The forgotten hero of the Gulf War was Col. John A. Warden III. The Gulf War saw his "Five Rings" theory of air power fairly well executed, as developed by Project Checkmate.

http://en.wikipedia.org/wiki/John_A._Warden_III#Checkmate_and_the_First_Gulf_War

But his plan being the one chosen was not destined to be.

David Halberstam in War in a Time of Peace: Bush, Clinton, and the Generals details how the seniority at Tactical Air Command were against Warden's plan.

Lt Gen Charles Horner was against Warden from the start. Warden was able to slip past him and brief Schwarzkopf directly. If the Air Force had their way, the air campaign would've been very different, and the war potentially deadlier.
 
David Halberstam in War in a Time of Peace: Bush, Clinton, and the Generals details how the seniority at Tactical Air Command were against Warden's plan.

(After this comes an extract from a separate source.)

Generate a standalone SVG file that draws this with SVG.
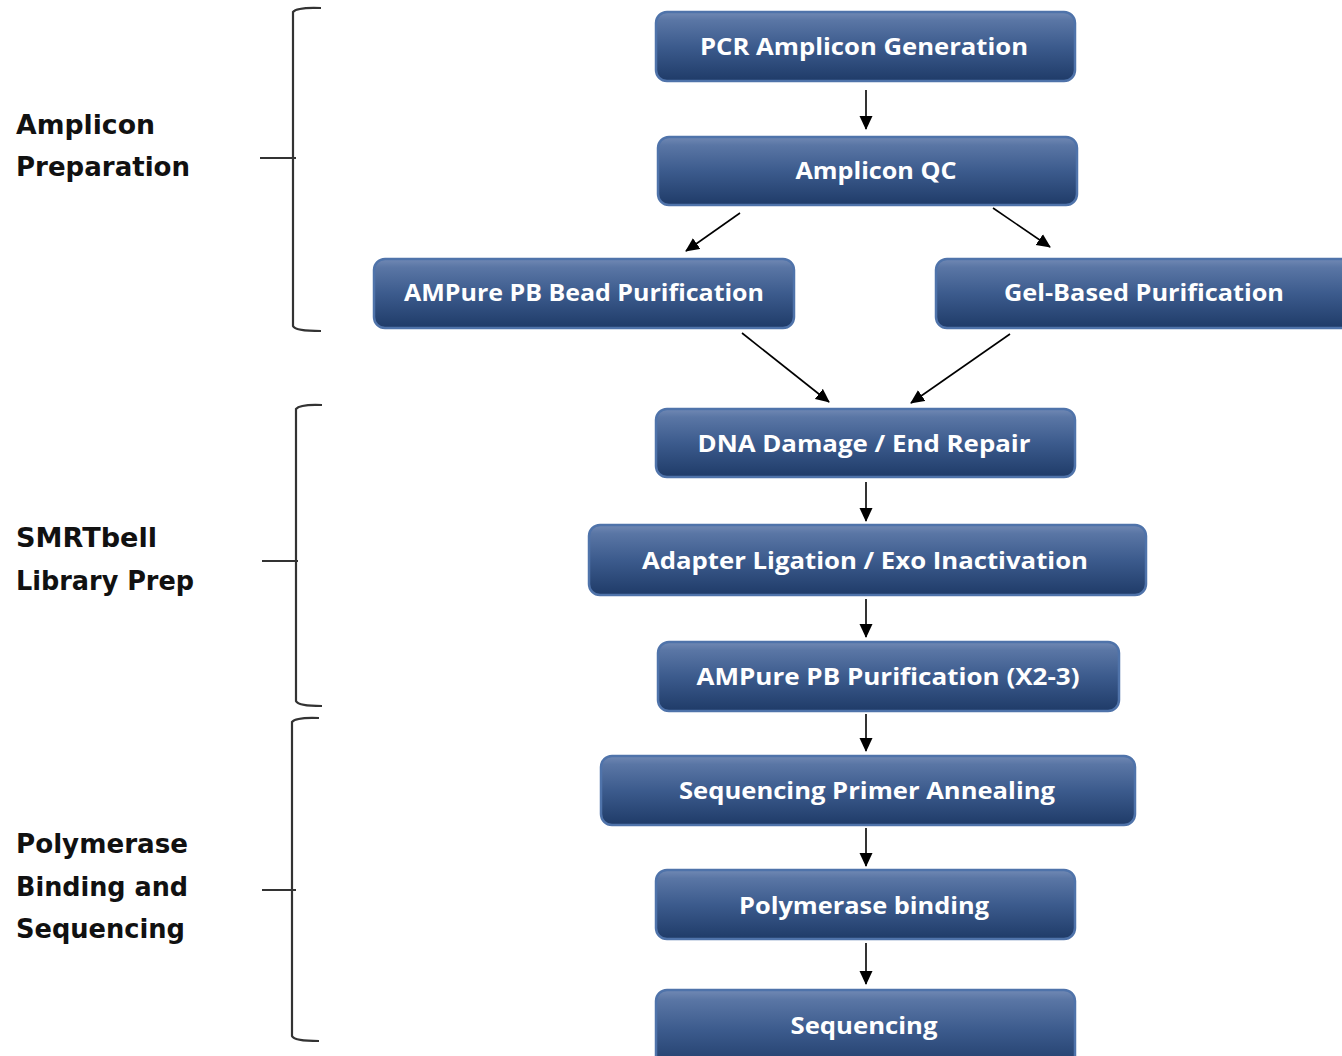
<svg xmlns="http://www.w3.org/2000/svg" width="1342" height="1056" viewBox="0 0 1342 1056">
<defs>
<linearGradient id="g" x1="0" y1="0" x2="0" y2="1">
<stop offset="0" stop-color="#7189b4"/>
<stop offset="0.12" stop-color="#5a76a5"/>
<stop offset="0.5" stop-color="#3c5b8d"/>
<stop offset="1" stop-color="#1f3b68"/>
</linearGradient>
<marker id="ah" viewBox="0 0 14 14" refX="13" refY="7" markerWidth="14" markerHeight="14" markerUnits="userSpaceOnUse" orient="auto">
<path d="M0,0.5 L14,7 L0,13.5 Z" fill="#000"/>
</marker>
<style>
.box{fill:url(#g);stroke:#4f73aa;stroke-width:2.5}
.nt{font-family:"Open Sans","DejaVu Sans",sans-serif;font-weight:700;font-size:24px;fill:#ffffff;text-anchor:middle}
.lbl{font-family:"DejaVu Sans","Liberation Sans",sans-serif;font-weight:700;font-size:26px;fill:#111}
.br{fill:none;stroke:#333;stroke-width:2.2}
.ar{fill:none;stroke:#000;stroke-width:1.6;marker-end:url(#ah)}
</style>
</defs>
<rect width="1342" height="1056" fill="#ffffff"/>

<g id="labels">
<text class="lbl" x="16" y="134" textLength="139" lengthAdjust="spacingAndGlyphs">Amplicon</text>
<text class="lbl" x="16" y="176" textLength="174" lengthAdjust="spacingAndGlyphs">Preparation</text>
<text class="lbl" x="16" y="547" textLength="141" lengthAdjust="spacingAndGlyphs">SMRTbell</text>
<text class="lbl" x="16" y="590" textLength="178" lengthAdjust="spacingAndGlyphs">Library Prep</text>
<text class="lbl" x="16" y="853" textLength="172" lengthAdjust="spacingAndGlyphs">Polymerase</text>
<text class="lbl" x="16" y="896" textLength="172" lengthAdjust="spacingAndGlyphs">Binding and</text>
<text class="lbl" x="16" y="938" textLength="169" lengthAdjust="spacingAndGlyphs">Sequencing</text>
</g>

<g id="brackets">
<path class="br" d="M321,8 Q297,7 293,12 V326 Q295,331 321,331"/>
<path class="br" d="M260,158 H296"/>
<path class="br" d="M322,405 Q300,404 296,409 V701 Q298,706 322,706"/>
<path class="br" d="M262,561 H298"/>
<path class="br" d="M319,718 Q296,717 292,722 V1036 Q294,1041 319,1041"/>
<path class="br" d="M262,890 H296"/>
</g>

<g id="connectors">
<path class="ar" d="M866,90 V129"/>
<path class="ar" d="M740,213 L686,251"/>
<path class="ar" d="M993,208 L1050,247"/>
<path class="ar" d="M742,333 L829,402"/>
<path class="ar" d="M1010,334 L911,403"/>
<path class="ar" d="M866,482 V521"/>
<path class="ar" d="M866,599 V637"/>
<path class="ar" d="M866,714 V751"/>
<path class="ar" d="M866,828 V866"/>
<path class="ar" d="M866,943 V984"/>
</g>

<g id="n1"><rect class="box" x="656" y="12" width="419" height="69" rx="11"/><text class="nt" x="864" y="55" textLength="328" lengthAdjust="spacingAndGlyphs">PCR Amplicon Generation</text></g>
<g id="n2"><rect class="box" x="658" y="137" width="419" height="68" rx="11"/><text class="nt" x="876" y="179" textLength="161" lengthAdjust="spacingAndGlyphs">Amplicon QC</text></g>
<g id="n3"><rect class="box" x="374" y="259" width="420" height="69" rx="11"/><text class="nt" x="584" y="301" textLength="360" lengthAdjust="spacingAndGlyphs">AMPure PB Bead Purification</text></g>
<g id="n4"><rect class="box" x="936" y="259" width="420" height="69" rx="11"/><text class="nt" x="1144" y="301" textLength="280" lengthAdjust="spacingAndGlyphs">Gel-Based Purification</text></g>
<g id="n5"><rect class="box" x="656" y="409" width="419" height="68" rx="11"/><text class="nt" x="864" y="452" textLength="333" lengthAdjust="spacingAndGlyphs">DNA Damage / End Repair</text></g>
<g id="n6"><rect class="box" x="589" y="525" width="557" height="70" rx="11"/><text class="nt" x="865" y="569" textLength="446" lengthAdjust="spacingAndGlyphs">Adapter Ligation / Exo Inactivation</text></g>
<g id="n7"><rect class="box" x="658" y="642" width="461" height="69" rx="11"/><text class="nt" x="888" y="685" textLength="383" lengthAdjust="spacingAndGlyphs">AMPure PB Purification (X2-3)</text></g>
<g id="n8"><rect class="box" x="601" y="756" width="534" height="69" rx="11"/><text class="nt" x="867" y="799" textLength="376" lengthAdjust="spacingAndGlyphs">Sequencing Primer Annealing</text></g>
<g id="n9"><rect class="box" x="656" y="870" width="419" height="69" rx="11"/><text class="nt" x="864" y="914" textLength="250" lengthAdjust="spacingAndGlyphs">Polymerase binding</text></g>
<g id="n10"><rect class="box" x="656" y="990" width="419" height="80" rx="11"/><text class="nt" x="864" y="1034" textLength="147" lengthAdjust="spacingAndGlyphs">Sequencing</text></g>
</svg>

Lt Gen Charles Horner was against Warden from the start. Warden was able to slip past him and brief Schwarzkopf directly. If the Air Force had their way, the air campaign would've been very different, and the war potentially deadlier.

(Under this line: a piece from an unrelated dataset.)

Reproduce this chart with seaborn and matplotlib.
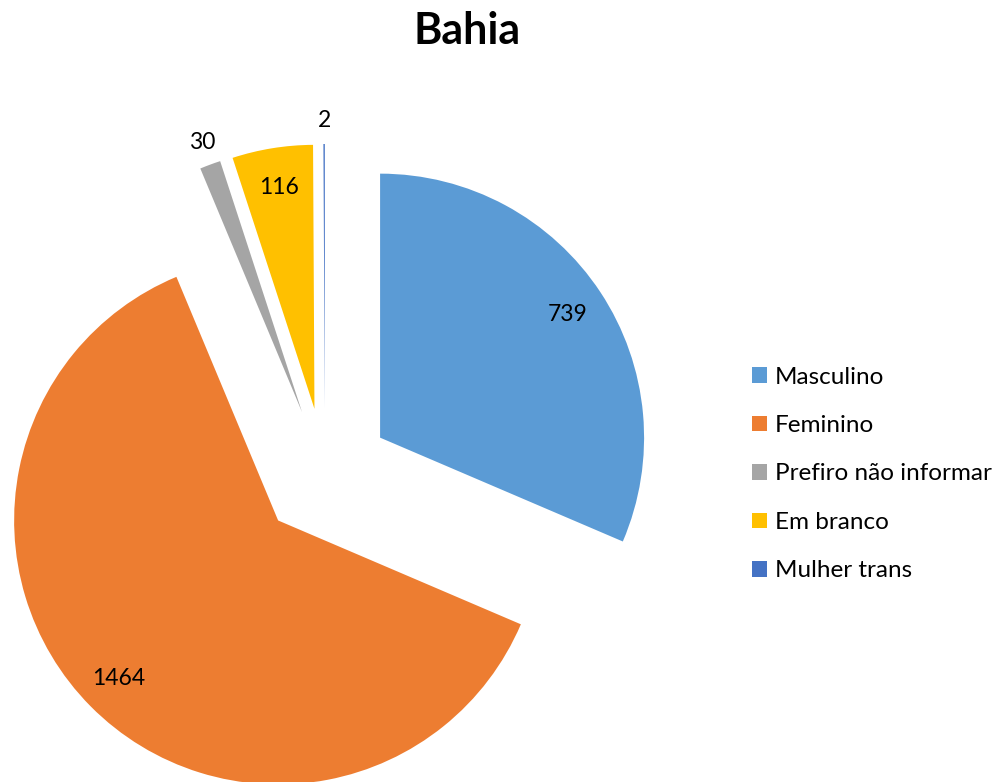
import numpy as np
import seaborn as sns
import matplotlib.pyplot as plt

title = 'Bahia'
categories = ['Masculino', 'Feminino', 'Prefiro não informar', 'Em branco', 'Mulher trans']
counts = [739, 1464, 30, 116, 2]
colors = ['#5B9BD5', '#ED7D31', '#A5A5A5', '#FFC000', '#4472C4']


def draw_pie():
    sns.set_theme(style='white')
    plt.rcParams['font.family'] = ['Lato', 'DejaVu Sans']
    plt.rcParams['text.color'] = 'black'

    fig = plt.figure(figsize=(10.04, 7.82), dpi=100)
    ax = fig.add_axes([0, 0, 1, 1])
    palette = sns.color_palette(colors)

    wedges, _ = ax.pie(counts, colors=palette, startangle=90, counterclock=False,
                       explode=[0.25] * len(counts), radius=1.0,
                       wedgeprops={'linewidth': 0})

    total = sum(counts)
    for wedge, value in zip(wedges, counts):
        mid = np.deg2rad((wedge.theta1 + wedge.theta2) / 2)
        dist = 0.85 if value / total > 0.03 else 1.09
        cx, cy = wedge.center
        ax.text(cx + dist * np.cos(mid), cy + dist * np.sin(mid), str(value),
                ha='center', va='center', fontsize=16.5, color='black')

    # pie centre at about (325, 474) px, radius ~264 px
    scale = 264.0
    ax.set_xlim(-325 / scale, (1004 - 325) / scale)
    ax.set_ylim(-(782 - 474) / scale, 474 / scale)
    ax.set_aspect('equal')
    ax.axis('off')

    fig.text(467 / 1004, 1 - 31 / 782, title, ha='center', va='center',
             fontsize=31, fontweight='bold', color='black')

    fig.legend(wedges, categories, loc='center left',
               bbox_to_anchor=(752 / 1004, 1 - 474 / 782), frameon=False,
               fontsize=17.5, handlelength=0.6, handleheight=0.6,
               handletextpad=0.35, labelspacing=1.13, borderpad=0,
               borderaxespad=0, labelcolor='black')

    fig.savefig('out.png', dpi=100)


def main():
    draw_pie()


if __name__ == '__main__':
    main()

Halberstam doesn't make Horner look that bad. Temperamental, to be sure, but in terms of strategic judgement, he's really guilty of nothing more than both seeing everything through CentFront eyes (understandable) and viewing the Iraqis as more aggressive than they actually were (also understandable).

An overly tactical focus mixed with an earlier ground war might make it a little more difficult, but the Iraqis are still so inept that the losses won't be that much higher.
 
I agree. The Gulf War is a really surprising example of the military staff using the newest weapons right the first time.
 
It shouldn't be that surprising, the US military had been giving considerable thought on how to use Tomahawk in a conventional role. The Navy in particular had been looking at methodology for such attacks against heavily defended targets since 1979 and increasingly so from the early 1980's which was studied extensively in the Naval War Colleges annual global wargames.

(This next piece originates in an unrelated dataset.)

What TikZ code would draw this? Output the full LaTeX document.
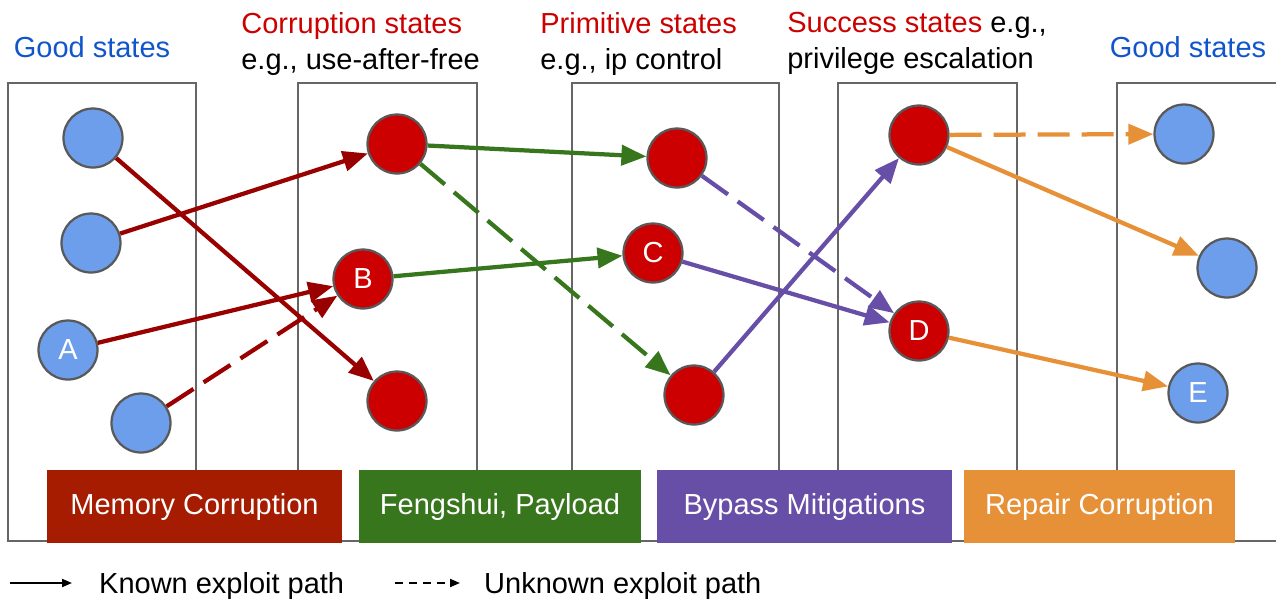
\documentclass[tikz,border=0pt]{standalone}
\usepackage{fontspec}
\setmainfont{Liberation Sans}
\usepackage{xcolor}
\usepackage{tikz}
\usetikzlibrary{arrows.meta, positioning, calc}
\definecolor{goodblue}{HTML}{6D9EEB}
\definecolor{badred}{HTML}{CC0000}
\definecolor{headblue}{HTML}{1155CC}
\definecolor{rimgray}{HTML}{595959}
\definecolor{boxgray}{HTML}{666666}
\definecolor{memline}{HTML}{990000}
\definecolor{membar}{HTML}{A61C00}
\definecolor{fengshui}{HTML}{38761D}
\definecolor{bypass}{HTML}{674EA7}
\definecolor{repair}{HTML}{E69138}

\begin{document}
\begin{tikzpicture}[x=0.02cm, y=-0.02cm,
    font=\fontsize{16.5}{20.4}\selectfont,
    good/.style={circle, draw=rimgray, line width=0.045cm, fill=goodblue, minimum size=1.18cm, inner sep=0pt, text=white},
    bad/.style={circle, draw=rimgray, line width=0.045cm, fill=badred, minimum size=1.18cm, inner sep=0pt, text=white},
    colbox/.style={draw=boxgray, line width=0.04cm},
    phase/.style={minimum height=1.46cm, inner sep=0pt, text=white},
    path/.style={line width=0.085cm, -{Triangle[length=0.5cm, width=0.4cm]}},
    unknown/.style={dash pattern=on 0.64cm off 0.24cm},
    head/.style={anchor=north west, align=left, inner sep=0pt},
    keyline/.style={line width=0.04cm, -{Triangle[length=0.2cm, width=0.16cm]}}]
    \useasboundingbox (0,0) rectangle (1276,600);

    % columns
    \draw[colbox] (8,83) rectangle (196,541);
    \draw[colbox] (298,83) rectangle (477,541);
    \draw[colbox] (572,83) rectangle (779,541);
    \draw[colbox] (838,83) rectangle (1017,541);
    \draw[colbox] (1117,83) rectangle (1278,541);

    % phases
    \node[phase, fill=membar, minimum width=5.9cm] (mem) at (194.5,506.5) {Memory Corruption};
    \node[phase, fill=fengshui, minimum width=5.64cm] (feng) at (500,506.5) {Fengshui, Payload};
    \node[phase, fill=bypass, minimum width=5.9cm] (byp) at (804.5,506.5) {Bypass Mitigations};
    \node[phase, fill=repair, minimum width=5.42cm] (rep) at (1099.5,506.5) {Repair Corruption};

    % headings
    \node[anchor=base, text=headblue] (hgood) at (92,57) {Good states};
    \node[head] (hcorr) at (241,12) {\textcolor{badred}{Corruption states}\\e.g., use-after-free};
    \node[head] (hprim) at (540,12) {\textcolor{badred}{Primitive states}\\e.g., ip control};
    \node[head] (hsucc) at (787,12) {\textcolor{badred}{Success states} e.g.,\\privilege escalation};
    \node[anchor=base, text=headblue] (hgood2) at (1188,57) {Good states};

    % states
    \node[good] (L1) at (93,138) {};
    \node[good] (L2) at (91,243) {};
    \node[good] (L3) at (68,350) {A};
    \node[good] (L4) at (141,423) {};
    \node[bad] (C1) at (397,144) {};
    \node[bad] (C2) at (363,279) {B};
    \node[bad] (C3) at (397,401) {};
    \node[bad] (P1) at (677,158) {};
    \node[bad] (P2) at (653,253) {C};
    \node[bad] (P3) at (694,395) {};
    \node[bad] (S1) at (919,135) {};
    \node[bad] (S2) at (919,331) {D};
    \node[good] (R1) at (1184,134) {};
    \node[good] (R2) at (1227,268) {};
    \node[good] (R3) at (1198,393) {E};

    % memory corruption
    \draw[path, memline] (L1) -- (C3);
    \draw[path, memline] (L2) -- (C1);
    \draw[path, memline] (L3) -- (C2);
    \draw[path, memline, unknown] (L4) -- (C2);

    % fengshui
    \draw[path, fengshui] (C1) -- (P1);
    \draw[path, fengshui] (C2) -- (P2);
    \draw[path, fengshui, unknown] (C1) -- (P3);

    % bypass
    \draw[path, bypass, unknown] (P1) -- (S2);
    \draw[path, bypass] (P2) -- (S2);
    \draw[path, bypass] (P3) -- (S1);

    % repair
    \draw[path, repair, unknown] (S1) -- (R1);
    \draw[path, repair] (S1) -- (R2);
    \draw[path, repair] (S2) -- (R3);

    % legend
    \coordinate (k1) at (10,583);
    \coordinate (k2) at (72,583);
    \coordinate (u1) at (395,583);
    \coordinate (u2) at (460,583);
    \draw[keyline] (k1) -- (k2);
    \node[anchor=base west] (known) at (93,593) {Known exploit path};
    \draw[keyline, dash pattern=on 0.16cm off 0.12cm] (u1) -- (u2);
    \node[anchor=base west] (unkn) at (478,593) {Unknown exploit path};
\end{tikzpicture}
\end{document}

Admittedly they were very cold war centric but the underlying planning was very useful for GW1 and subsequent operations.

https://www.usnwc.edu/Publications/Naval-War-College-Press/-Newport-Papers/Documents/20-pdf.aspx

https://www.usnwc.edu/Publications/Naval-War-College-Press/-Newport-Papers/Documents/04.pdf
 
Perhaps a more obvious one, but let's say the Iraqis continue their drive into Saudi Arabia.

That in and of itself would make the coalition build far more difficult.
 
Perhaps a more obvious one, but let's say the Iraqis continue their drive into Saudi Arabia.

That in and of itself would make the coalition build far more difficult.

'Buster' Diggs nightmare that week. Lt Col Diggs commanded the USMC tank battalion flown into Saudi Arabia to meet the Maritime Prepositioning ships arriving from Diego Garcia. They set to unloading the M60 tanks & making them combat ready. LtCol Diggs was getting nothing but fluff for intel reports from US sources, and borderline panic from the Saudis he met. So, when the first M60 tank was combat loaded Diggs climbed aboard ordered the driver to roll down to the land end of the dock, and waited for whoever might come south along the freeway.

Diggs was a colorful character & his version of this was a bit more embelished. But, from the several times I worked with him it is not hard to visualize him posting the tank with a round in the breech & gunner alert at the entry to the port.
 
'Buster' Diggs nightmare that week. Lt Col Diggs commanded the USMC tank battalion flown into Saudi Arabia to meet the Maritime Prepositioning ships arriving from Diego Garcia. They set to unloading the M60 tanks & making them combat ready. LtCol Diggs was getting nothing but fluff for intel reports from US sources, and borderline panic from the Saudis he met. So, when the first M60 tank was combat loaded Diggs climbed aboard ordered the driver to roll down to the land end of the dock, and waited for whoever might come south along the freeway.

Diggs was a colorful character & his version of this was a bit more embelished. But, from the several times I worked with him it is not hard to visualize him posting the tank with a round in the breech & gunner alert at the entry to the port.

At least he had M60s, the poor bloke who commanded the 82nd Airborne only had M551 Sheridans.

Those 33kt SL7 transport ships were a godsend to the US heavy forces.
 
'Buster' Diggs nightmare that week. Lt Col Diggs commanded the USMC tank battalion flown into Saudi Arabia to meet the Maritime Prepositioning ships arriving from Diego Garcia. They set to unloading the M60 tanks & making them combat ready. LtCol Diggs was getting nothing but fluff for intel reports from US sources, and borderline panic from the Saudis he met. So, when the first M60 tank was combat loaded Diggs climbed aboard ordered the driver to roll down to the land end of the dock, and waited for whoever might come south along the freeway.

Diggs was a colorful character & his version of this was a bit more embelished. But, from the several times I worked with him it is not hard to visualize him posting the tank with a round in the breech & gunner alert at the entry to the port.

From that account alone I like the man already.

Although from the perspective of that sole M - 60 you'd be feeling pretty bloody alone!
 
At least he had M60s, the poor bloke who commanded the 82nd Airborne only had M551 Sheridans.

Those 33kt SL7 transport ships were a godsend to the US heavy forces.

Agree, I bet the 82nd Airborne wished they had developed the T - 92 in lieu of the M551 Sheridan, but that's another story.